In England, funding for the Writers In Prison Network (WIPN) – a group that sends writers into prisons to work with inmates – is being threatened. WIPN has based one of their programs, “Stories Connect” off of the Changing Lives Through Literature model. In the following BBC article, Arts Reporter Liam Allen presents the possibility that the WIPN program actually saves the government money by providing a rehabilitation service to inmates, and thus presenting them with options and opportunities upon their release from prison. Also on the site, a small article written by WIPN’s Clive Hopwood about the CLTL model program, “Stories Connect.”
“Can Writing Stop Prisoners Reoffending?”
Erwin James, a former inmate who served 20 years for two “appallingly serious” murders, says prisons are “full of people who are not very good at communicating effectively or appropriately”.
“They can communicate with a pool ball in a sock or a razor on the end of a toothbrush or by shouting and bawling,” he adds.
“What we did in the group went back to the wing with us and made us more thoughtful and more reflective,” he says. “Writing does that.”
Communication is no longer a problem for James, now a successful author and Guardian journalist.
The Writers in Prison Network (WIPN) – started in 1992 by Arts Council England and the Home Office under a Tory government – was “instrumental in making me think that maybe I could do this as a job”, he says.
The network funds writers-in-residence, each costing £20,000, at 16 prisons across England.
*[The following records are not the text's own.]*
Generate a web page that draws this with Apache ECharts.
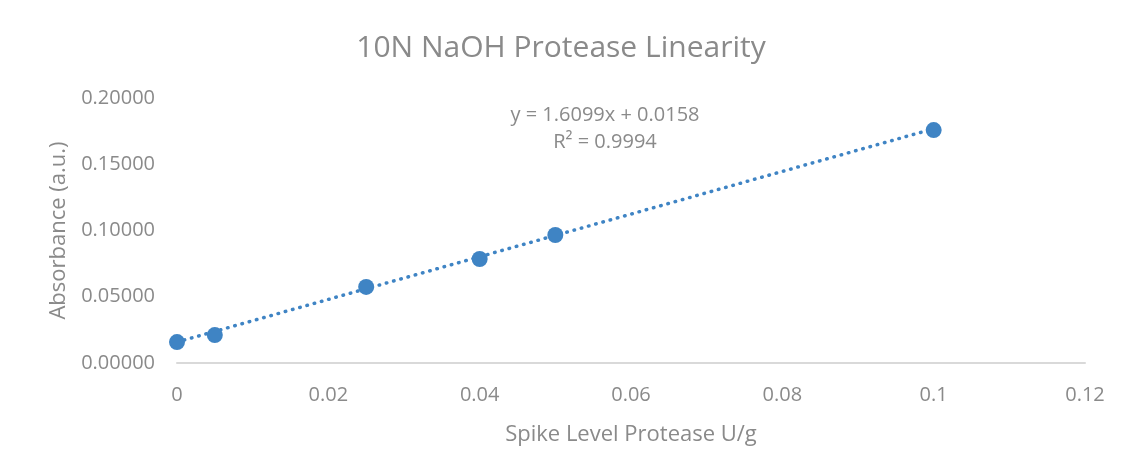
<!DOCTYPE html>
<html>
<head>
<meta charset="utf-8">
<script src="https://cdn.jsdelivr.net/npm/echarts@6/dist/echarts.min.js"></script>
<style>
  html, body { margin: 0; padding: 0; background: #fff; }
  #myChart { width: 1122px; height: 476px; }
</style>
</head>
<body>
<div id="myChart"></div>
<script>
  // spike level (U/g) and measured absorbance
  var spikeLevel = [0, 0.005, 0.025, 0.04, 0.05, 0.1];
  var absorbance = [0.0158, 0.0211, 0.0574, 0.0785, 0.0966, 0.1758];
  // linear trendline as shown on chart: y = 1.6099x + 0.0158
  var trendSlope = 1.6099;
  var trendIntercept = 0.0158;
  var trendX = [0, 0.1];

  var gray = '#8a8a8a';
  var blue = '#3f84c4';

  var points = spikeLevel.map(function (x, i) { return [x, absorbance[i]]; });
  var trend = trendX.map(function (x) { return [x, trendSlope * x + trendIntercept]; });

  var myChart = echarts.init(document.getElementById('myChart'));
  myChart.setOption({
    animation: false,
    textStyle: { fontFamily: 'Open Sans' },
    title: [
      {
        text: '10N NaOH Protease Linearity',
        left: 'center',
        top: 28,
        textStyle: { fontFamily: 'Open Sans', fontSize: 30, fontWeight: 'normal', color: gray }
      },
      {
        text: 'y = 1.6099x + 0.0158\nR² = 0.9994',
        left: 600,
        top: 97,
        textAlign: 'center',
        textStyle: { fontFamily: 'Open Sans', fontSize: 20, fontWeight: 'normal', color: gray, lineHeight: 27, align: 'center' }
      }
    ],
    grid: { left: 177, right: 37, top: 98, bottom: 113 },
    xAxis: {
      type: 'value',
      min: 0,
      max: 0.12,
      interval: 0.02,
      name: 'Spike Level Protease U/g',
      nameLocation: 'middle',
      nameGap: 61,
      nameTextStyle: { fontSize: 22, color: gray },
      axisLine: { show: true, lineStyle: { color: '#d9d9d9', width: 2 } },
      axisTick: { show: false },
      splitLine: { show: false },
      axisLabel: {
        color: gray,
        fontSize: 20,
        margin: 22,
        formatter: function (v) { return String(Math.round(v * 100) / 100); }
      }
    },
    yAxis: {
      type: 'value',
      min: 0,
      max: 0.2,
      interval: 0.05,
      name: 'Absorbance (a.u.)',
      nameLocation: 'middle',
      nameGap: 107,
      nameTextStyle: { fontSize: 22, color: gray },
      axisLine: { show: false },
      axisTick: { show: false },
      splitLine: { show: false },
      axisLabel: {
        color: gray,
        fontSize: 20,
        margin: 22,
        formatter: function (v) { return v.toFixed(5); }
      }
    },
    series: [
      {
        name: 'Trendline',
        type: 'line',
        data: trend,
        symbol: 'none',
        lineStyle: { color: blue, width: 3.5, type: [0.5, 7], cap: 'round' },
        z: 2
      },
      {
        name: 'Absorbance',
        type: 'scatter',
        data: points,
        symbolSize: 16,
        itemStyle: { color: blue, opacity: 1 },
        z: 3
      }
    ]
  });
</script>
</body>
</html>
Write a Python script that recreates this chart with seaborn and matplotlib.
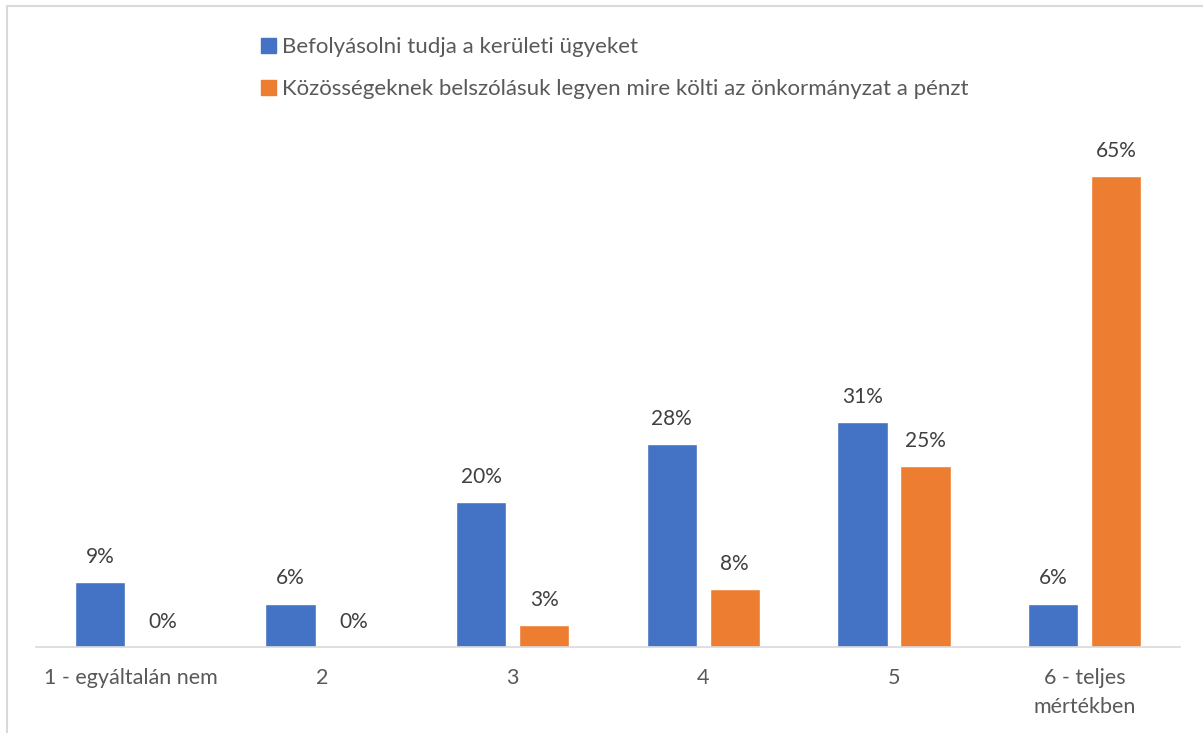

Alongside creative and autobiographical writing, they help offenders with projects including oral storytelling, staging plays, publishing magazines, making videos, producing radio shows and recording rap music.
On Wednesday, Arts Council England – which has had its budget slashed by 30% and which currently funds half of the residencies – will tell the Writers in Prison Network if it is going to reduce or cut its grants.
If it does, the network could be forced to reduce its number of residencies – or even fold.